Erick Kaardal, another attorney for the plaintiffs, claimed that employers mandating the Covid vaccine under penalty were “engaging in their own lawfare against religious-objecting employees.” The discrimination, he said, was so severe in the Mayo Clinic case that even the far-left Biden administration’s EEOC had to intervene to correct the district court’s erroneous dismissal.

President Joe Biden in September 2021 announced a federal rule mandating that employers with 100 or more employees require workers to get the vaccine or be tested weekly for the virus. The U.S. Supreme Court in January 2022 blocked the administration from enforcing the rule while allowing health care organizations that receive federal health insurance payments to mandate the vaccine. Approximately 17 million health care workers were affected, ABC News reported.
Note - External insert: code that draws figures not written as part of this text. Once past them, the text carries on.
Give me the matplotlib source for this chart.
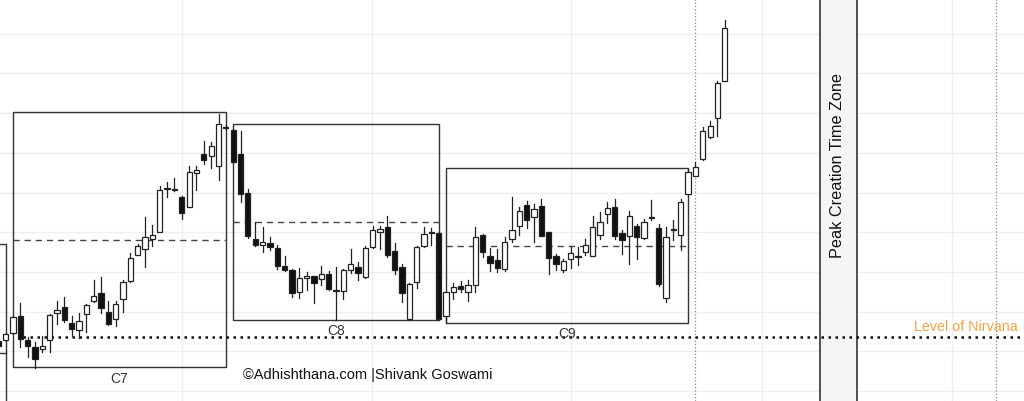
import matplotlib
matplotlib.use('Agg')
import matplotlib.pyplot as plt
from matplotlib.patches import Rectangle
import numpy as np

plt.rcParams['font.family'] = ['Liberation Sans', 'DejaVu Sans']

# candle index -1 .. 98 (price units = chart height units)
bars = np.arange(-1, 99)
opens = [60, 61, 68.5, 85.3, 61, 53.7, 52, 60.7, 87.7, 93.7,
         78, 71.3, 87, 99.7, 107.7, 89.3, 81.7, 102.4, 119.8, 146.3,
         152, 162, 169.3, 211.7, 212, 204.5, 194.3, 228, 247, 245.3,
         234.7, 274.5, 271.3, 247, 208, 162, 155.8, 158, 153.3, 135.3,
         131.3, 108.7, 123.5, 125.3, 121.6, 127.3, 111.5, 110.3, 130.8, 134.3,
         123.7, 154.2, 169.3, 173.7, 150.3, 133.7, 81.6, 118.7, 155.3, 168,
         168, 85, 108.7, 115.3, 108.7, 116, 166, 145.3, 141.3, 132,
         162, 175.3, 196.3, 183.7, 195.3, 168.7, 144.7, 131, 142, 145,
         148.7, 145.3, 166, 187, 194.5, 168.3, 165.3, 175.3, 163, 184.2,
         172.7, 102.7, 172.5, 166, 207, 225.5, 242, 263.7, 283.3, 320.3]
closes = [55.5, 67, 83.7, 62, 55, 42, 54.7, 86, 91, 81.2,
          72.4, 80.2, 96, 105.3, 93, 77.4, 97.3, 119.3, 143.5, 155.3,
          164.3, 166.3, 211.3, 212.7, 211, 187.8, 229.3, 231, 241.3, 255.3,
          277, 273.5, 238.7, 207, 164.7, 156, 158.7, 154, 135.3, 130.7,
          107.7, 122.7, 125, 118.3, 126.8, 112, 110.5, 130.8, 137, 128,
          152.7, 171.2, 172.4, 146, 131.3, 107.8, 117, 154.5, 167, 169,
          82, 108.7, 114.3, 112.4, 116.5, 164.5, 149, 138, 133.2, 159.3,
          171, 189.7, 181.3, 192, 165, 143, 137, 140, 148, 144,
          155.7, 173.7, 179.3, 193.5, 165.3, 161, 185.3, 163.7, 179.3, 183.2,
          117.5, 163.7, 171.5, 199.3, 228.7, 233.7, 270.3, 275.3, 318.3, 372.7]
highs = [61, 68, 85, 98, 64, 59, 64.7, 87, 100.3, 103.7,
         85.3, 88, 97, 121, 124.3, 100.3, 100, 121.3, 148.3, 156.7,
         183.7, 176, 214.7, 219, 222.7, 205, 235.3, 235.3, 260.3, 259.3,
         287, 276, 272, 270.3, 211.7, 178.7, 173.7, 163.7, 155.7, 145.3,
         131.7, 132.7, 128.7, 125.5, 135.3, 130, 134, 132, 152, 139,
         155, 175.3, 175.3, 185, 158.3, 137, 117.7, 155.3, 173.7, 173,
         169, 109.5, 117.8, 120, 121.3, 173.7, 167, 152.7, 152.5, 163.7,
         203.7, 193.7, 200.3, 197.5, 201.7, 169, 147, 142, 153.7, 154,
         162.3, 185, 189.3, 198.7, 202, 171, 190.3, 177, 182, 200.7,
         177, 174.5, 181.3, 202.3, 232, 238.7, 274.2, 279.7, 319.8, 380.7]
lows = [55, 60.5, 67, 54.5, 43.7, 33.5, 48.7, 49, 77, 78.7,
        64.7, 63.2, 68.7, 99, 87.8, 76, 74.8, 89.3, 119.5, 146,
        133.7, 155.5, 169, 204.5, 210.3, 182, 194, 211.3, 237, 232.8,
        221, 272.5, 238, 198.7, 163.2, 155.5, 149.5, 150.7, 132, 130.3,
        103.7, 102.8, 111, 98, 116.3, 110.7, 81.5, 102, 128, 121.5,
        123, 153.2, 152, 144, 126.7, 98.7, 81.3, 112.7, 154.3, 156,
        81, 78, 102, 109.2, 100.3, 109, 144, 130.3, 128.7, 130.3,
        159.3, 166, 173.2, 158.7, 164.7, 127, 131.5, 128.7, 133.2, 136,
        145.7, 145, 162.3, 178.3, 162.5, 147, 137, 142, 162, 180.8,
        115, 99.3, 160.7, 151.3, 206.5, 225, 241.5, 263, 265.3, 320]

# cycle boxes: label, start bar, end bar, top, bottom
box_names = ['C7', 'C8', 'C9']
box_start = [1, 31, 60]
box_end = [30, 59, 93]
box_top = [288.7, 277, 233]
box_bottom = [33.7, 81.3, 78]

nirvana_level = 63.7
peak_zone = (111, 116)
marker_bars = [94, 135]
grid_bars = [24, 49.9, 77.1, 103, 128.9]

fig = plt.figure(figsize=(10.24, 4.02), dpi=100)
ax = fig.add_axes([0, 0, 1, 1])
ax.set_xlim(-0.777, 138.77)
ax.set_ylim(0, 402)
ax.axis('off')

# light grid
for g in np.arange(10, 402, 39.7):
    ax.axhline(g, color='#efefef', lw=1, zorder=0)
for g in grid_bars:
    ax.axvline(g, color='#efefef', lw=1, zorder=0)

# previous cycle box edge
ax.plot([-2, 0, 0], [157, 157, 0], color='#333333', lw=1, zorder=1)
ax.plot([-2, 0], [48, 48], color='#333333', lw=1, zorder=1)

for name, s, e, t, b in zip(box_names, box_start, box_end, box_top, box_bottom):
    ax.add_patch(Rectangle((s, b), e - s, t - b, fill=False, ec='#333333', lw=1, zorder=1))
    ax.plot([s, e], [(t + b) / 2] * 2, color='#444444', lw=1, ls=(0, (4.5, 3.5)), zorder=1)
    ax.text((s + e) / 2, b - 3.5, name, ha='center', va='top', fontsize=10, color='#333333')

# peak creation zone
ax.add_patch(Rectangle((peak_zone[0], -5), peak_zone[1] - peak_zone[0], 420,
                       fc='#f5f5f5', ec='#222222', lw=1.1, zorder=1))
ax.text(sum(peak_zone) / 2 - 0.2, 237, 'Peak Creation Time Zone', rotation=90,
        ha='center', va='center', fontsize=11.7, color='#111111', zorder=2)

for m in marker_bars:
    ax.axvline(m, color='#888888', lw=0.9, ls=':', zorder=1)

# level of nirvana
ax.plot([2.3, 140], [nirvana_level] * 2, color='#111111', lw=1.8,
        ls=(0, (1, 1.8)), zorder=2)
ax.text(137.95, 75, 'Level of Nirvana', ha='right', va='center',
        fontsize=10.3, color='#f2a444')

# candles
w = 0.72
for x, o, c, h, l in zip(bars, opens, closes, highs, lows):
    ax.plot([x, x], [l, h], color='#222222', lw=0.9, zorder=3)
    fc = 'white' if c >= o else '#111111'
    lo, hi = min(o, c), max(o, c)
    ax.add_patch(Rectangle((x - w / 2, lo), w, max(hi - lo, 0.8), fc=fc,
                           ec='#222222', lw=0.9, zorder=4))

ax.text(32.3, 27, '\u00a9Adhishthana.com |Shivank Goswami', ha='left', va='center',
        fontsize=10.5, color='#111111')

fig.savefig('out.png', dpi=100)
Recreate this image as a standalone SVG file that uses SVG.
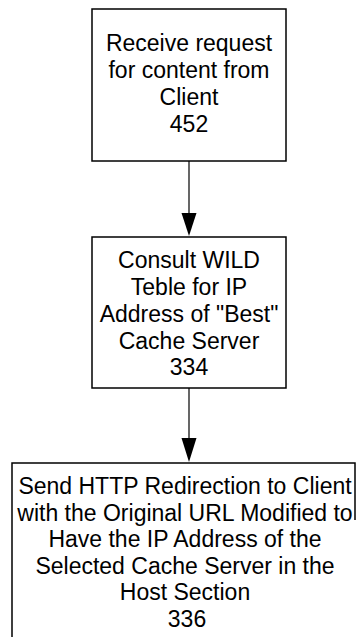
<svg xmlns="http://www.w3.org/2000/svg" width="359" height="637" viewBox="0 0 359 637">
<style>
.box{fill:none;stroke:#000;stroke-width:1.5}
.t{font-family:"Liberation Sans",Arial,sans-serif;font-size:23px;fill:#000;text-anchor:middle}
.c{stroke:#000;stroke-width:1.2;fill:none}
.ah{fill:#000}
</style>
<rect width="359" height="637" fill="#fff"/>
<g id="connectors">
<path class="c" d="M189,161 V214"/>
<path class="ah" d="M181.5,213 L196.5,213 L189,236 Z"/>
<path class="c" d="M189,388 V439"/>
<path class="ah" d="M181.5,438 L196.5,438 L189,462 Z"/>
</g>
<g id="n452">
<rect class="box" x="92" y="9" width="194" height="152"/>
<text class="t" x="189" y="51">Receive request</text>
<text class="t" x="189" y="78">for content from</text>
<text class="t" x="189" y="105">Client</text>
<text class="t" x="189" y="132">452</text>
</g>
<g id="n334">
<rect class="box" x="92" y="237" width="194" height="151"/>
<text class="t" x="189" y="268">Consult WILD</text>
<text class="t" x="189" y="295">Teble for IP</text>
<text class="t" x="189" y="322">Address of "Best"</text>
<text class="t" x="189" y="349">Cache Server</text>
<text class="t" x="189" y="375">334</text>
</g>
<g id="n336">
<path class="box" d="M355,520 V463 H12 V637"/>
<text class="t" x="185" y="494">Send HTTP Redirection to Client</text>
<text class="t" x="185" y="521">with the Original URL Modified to</text>
<text class="t" x="185" y="547">Have the IP Address of the</text>
<text class="t" x="185" y="574">Selected Cache Server in the</text>
<text class="t" x="185" y="600">Host Section</text>
<text class="t" x="187" y="627">336</text>
</g>
</svg>
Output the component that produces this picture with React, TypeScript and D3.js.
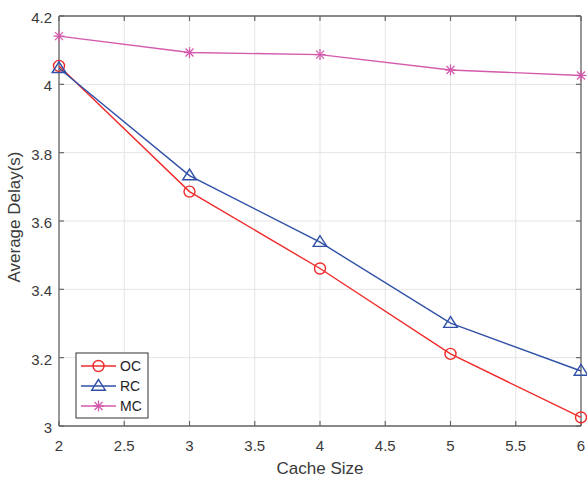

The high court also ordered a federal district court in Texas to dismiss its preliminary injunction against the vaccine mandate for federal employees.

However, the policies must comply with civil rights protections, including religious objections.

As Kaardal noted, physicians often were able to forgo the vaccine while nursing and support staff had to face the consequences.

“You think about these politically correct employers targeting religious objectors; it’s really sad,” Kaardal said Monday afternoon on the “Simon Conway Show” on NewsRadio 1040 WHO in Des Moines. “Christians, Muslims, Jewish people, all people of faith should be able to raise religious objections in the workplace. There could have been accommodations worked out.”